By hooking to the entry and return fbt probes, I'm expecting to get a list of function names and cumulative execution times for every function called by if_detach_internal() (no matter the stack depth), and filter out anything else.

What I'm getting, however, looks like this (destroying 250 interfaces):

  callout_when                                                   1676
  sched_load                                                     1779
  if_rele                                                        1801
[...]
  rt_unlinkrte                                            10296062843
  sched_switch                                            10408456866
  rt_checkdelroute                                        11562396547
  rn_walktree                                             12404143265
  rib_walk_del                                            12553013469
  if_detach_internal                                      24335505097
  uma_zfree_arg                                        25045046322788
  intr_event_schedule_thread                           58336370701120
  swi_sched                                            83355263713937
  spinlock_enter                                      116681093870088
[...]
  spinlock_exit                                      4492719328120735
  cpu_search_lowest                                 16750701670277714

Timing information for at least some of the functions seems to make sense, but I would expect if_detach_internal() to be the last entry in the list, with nothing taking longer than that, since this function is at the top of the call tree I'm trying to profile.

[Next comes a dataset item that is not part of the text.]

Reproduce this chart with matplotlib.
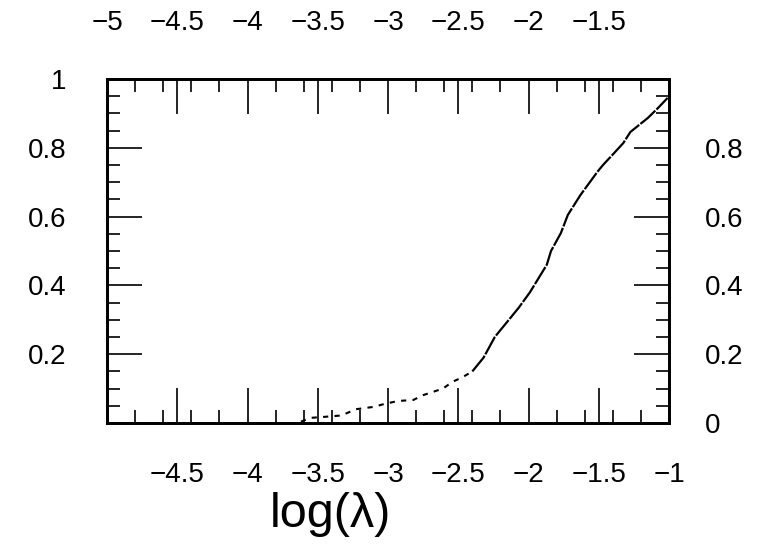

Clearly, it is not the case, as I'm also getting measurements for other functions (uma_zfree_arg(), swi_sched(), etc...) with seemingly crazy execution times. These results completely annihilate my trust in everything else DTrace tells me here.

What am I missing ? It this approach sound at all ?

2

There are 2 answers

0
pmdj On

I'll prefix my comments with the fact that I've not used DTrace on FreeBSD, only on macOS/OS X. So there might be something platform-specific at play here that I'm not aware of. With that out of the way:

  • I'm a little uneasy about your use of the global associative array t. You might want to make that thread-local (self->t), because as it stands, your code can produce junk results if if_detach_internal is called from multiple threads simultaneously.
  • Your use of the global dt variable is similarly dangerous and thread-unsafe. This really should be this->dt everywhere (a clause-local variable).
  • Another thing to be aware of, but which shouldn't cause problems in your code as it stands right now, is that the action fbt:kernel::entry /self->traceme/ will be invoked for if_detach_internal itself. This is because the latter function of course matches the wildcard, and actions are executed in the order in which they appear in the script, so by the time the predicate on the wildcard entry action is checked, the non-wildcard action will have set self->traceme = 1; Double-setting the timestamp like this should cause no ill effects, but judging by the way the code is written, you may have been unaware that this is in fact what it does, which could cause problems if you make further changes down the line.

Unfortunately, DTrace scoping rules are rather unintuitive, in that everything is global and thread-unsafe by default. And yes, this still bites me every now and then, even after having written a fair amount of DTrace script code.

I don't know if following the above advice will fix your problem entirely; if not, please update your question accordingly and drop me a comment below and I'll take another look.

0
Andrew Henle On

This is another variation of a really simple but extremely useful dTrace script that I've often used to find out where any kernel is actually spending most of its time:

#!/usr/sbin/dtrace -s

profile:::profile-1001hz
/arg0/
{
    @[ stack() ] = count();
}

That profiles the kernel's stack traces, and when the script exits via CTRL-C or some other method it will print something like this:

             .
             .
             .
          unix`z_compress_level+0x9a
          zfs`zfs_gzip_compress+0x4e
          zfs`zfs_compress_data+0x8c
          zfs`zio_compress+0x9f
          zfs`zio_write_bp_init+0x2b4
          zfs`zio_execute+0xc2
          genunix`taskq_thread+0x3ad
          unix`thread_start+0x8
          703

          unix`deflate_slow+0x8a
          unix`z_deflate+0x75a
          unix`z_compress_level+0x9a
          zfs`zfs_gzip_compress+0x4e
          zfs`zfs_compress_data+0x8c
          zfs`zio_compress+0x9f
          zfs`zio_write_bp_init+0x2b4
          zfs`zio_execute+0xc2
          genunix`taskq_thread+0x3ad
          unix`thread_start+0x8
         1708

          unix`i86_mwait+0xd
          unix`cpu_idle_mwait+0x1f3
          unix`idle+0x111
          unix`thread_start+0x8
        86200

That's an example set of stack traces and the number of times that stack trace was sampled. Note that it prints the most frequent stack traces last.

So you can immediately see the stack trace(s) most frequently sampled - which is going to be where the kernel is spending a lot of time.

Note also that the stack traces are printed in what you may think is reverse order - the outer, topmost call is printed last.